Five Reasons For the Fall of
Law & Order

1. CSI: Crime Scene Investigation
It began airing ten years after Law & Order came onto the air, and yet seven years later pulls in over three times as many viewers. Law & Order, up until CSI came onto the scene, was the only real procedural in town. While there were other successful shows, no doubt, CSI was the first criminal show of this nature to emerge as a bonafide hit at the level of Law & Order. It provided a distinctly modern tilt, the forensic analysis portion of each individual crime, and was able to do it with an assortment of relatable characters. It had the procedural qualities of Law & Order, but it was also flashy, hip, and 21st century cool. Law & Order, meanwhile, was sticking to its traditional guns. In a time when television became flashier, Law & Order simply sat back.

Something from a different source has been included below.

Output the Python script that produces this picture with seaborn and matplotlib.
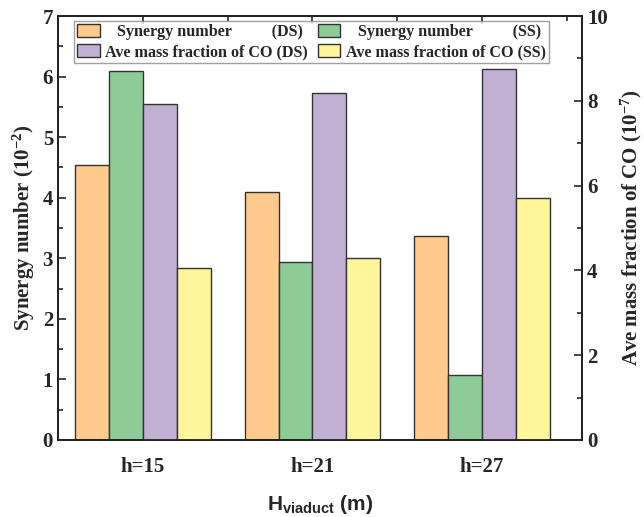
import pandas as pd
import matplotlib
matplotlib.use("Agg")
import matplotlib.pyplot as plt
import seaborn as sns
from matplotlib.ticker import MultipleLocator
from matplotlib.patches import Patch

# values
heights = ["h=15", "h=21", "h=27"]
synergy_ds = [4.54, 4.09, 3.37]
synergy_ss = [6.10, 2.94, 1.07]
co_ds = [7.93, 8.18, 8.75]
co_ss = [4.06, 4.29, 5.71]

labels = ["   Synergy number            (DS)", "   Synergy number            (SS)",
          "Ave mass fraction of CO (DS)", "Ave mass fraction of CO (SS)"]
colors = ["#FFCA8C", "#8DCB97", "#C2AFD4", "#FFF59B"]

syn = pd.DataFrame({
    "h": heights * 2,
    "value": synergy_ds + synergy_ss,
    "series": [labels[0]] * 3 + [labels[1]] * 3,
})
co = pd.DataFrame({
    "h": heights * 2,
    "value": co_ds + co_ss,
    "series": [labels[2]] * 3 + [labels[3]] * 3,
})

sns.set_style("white")
plt.rcParams["font.family"] = ["Liberation Serif", "DejaVu Serif"]
plt.rcParams["font.weight"] = "bold"
plt.rcParams["axes.labelweight"] = "bold"
plt.rcParams["mathtext.default"] = "regular"

fig = plt.figure(figsize=(6.44, 5.17), dpi=100)
ax = fig.add_axes([0.090, 0.149, 0.814, 0.820])
ax2 = ax.twinx()

pal = dict(zip(labels, colors))
sns.barplot(data=syn, x="h", y="value", hue="series", hue_order=labels,
            palette=pal, order=heights, width=0.8, ax=ax, saturation=1,
            edgecolor="#333333", linewidth=1.0, legend=False)
sns.barplot(data=co, x="h", y="value", hue="series", hue_order=labels,
            palette=pal, order=heights, width=0.8, ax=ax2, saturation=1,
            edgecolor="#333333", linewidth=1.0, legend=False)

ax.set_xlim(-0.5, 2.59)
ax.set_ylim(0, 7)
ax2.set_ylim(0, 10)
ax.yaxis.set_major_locator(MultipleLocator(1))
ax.yaxis.set_minor_locator(MultipleLocator(0.5))
ax2.yaxis.set_major_locator(MultipleLocator(2))
ax2.yaxis.set_minor_locator(MultipleLocator(1))
ax.xaxis.set_minor_locator(MultipleLocator(0.5))

ax.tick_params(axis="both", which="both", direction="in", top=True, labelsize=15)
ax.tick_params(which="major", length=6, width=1.2)
ax.tick_params(which="minor", length=3.5, width=1.2)
ax.tick_params(axis="x", which="major", pad=12)
ax2.tick_params(axis="y", which="both", direction="in", labelsize=15, width=1.2)
ax2.tick_params(which="major", length=6)
ax2.tick_params(which="minor", length=3.5)
for a in (ax, ax2):
    for s in a.spines.values():
        s.set_linewidth(1.3)
        s.set_color("#222222")

ax.set_ylabel("Synergy number (10$^{-2}$)", fontsize=15, labelpad=4)
ax2.set_ylabel("Ave mass fraction of CO (10$^{-7}$)", fontsize=15, labelpad=8)
ax.set_xlabel("H$_{viaduct}$ (m)", fontsize=15, labelpad=12,
              family="Liberation Sans")

# legend filled row by row: synergy on top row, CO below
order = [0, 2, 1, 3]
handles = [Patch(facecolor=colors[i], edgecolor="#333333", linewidth=1.0) for i in order]
ax2.legend(handles, [labels[i].replace("            ", "          ") if i < 2 else labels[i] for i in order],
           ncol=2, loc="upper left", bbox_to_anchor=(74 / 644, 1 - 21 / 517),
           bbox_transform=fig.transFigure,
           frameon=True, fancybox=False, edgecolor="#888888",
           handlelength=1.4, handleheight=0.85, handletextpad=0.35,
           columnspacing=0.6, borderpad=0.2, labelspacing=0.25,
           borderaxespad=0, prop={"weight": "bold", "size": 11.6})

fig.savefig("out.png", dpi=100)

The problem is that as it sat back a trend formed. CSI’s success would lead to everyone and their mother developing procedural dramas. This trend has suddenly placed Law & Order, once head and shoulders above the rest, as just another drama which takes on a single crime per week. There is a reason that Law & Order hasn’t received an Emmy nomination for outstanding Drama series since 2002; it’s because CSI became the cool kid in town, and after that point there were so many procedurals that the academy became numb to the entire genre. With the arrival of CSI, Law & Order’s “gimmick” died. While the show itself didn’t change, the level of potential cultural impact it once had disappeared, and the prestige and image of the show was forever tarnished. Now, CBS’ Numbers (A Procedural crime drama about a math geek and his FBI Brother) is defeating Law & Order on a weekly basis.
Law & Order’s move to Friday nights, where ratings potential is far lower, has been another factor…but it actually relates directly to the rise of CSI. Law & Order switched timeslots this year in order to avoid CSI: New York, as the rise of CBS’ procedurals basically forced them to the sidelines. The reality is that CSI changed everything, and Law & Order has been the greatest victim of its rise.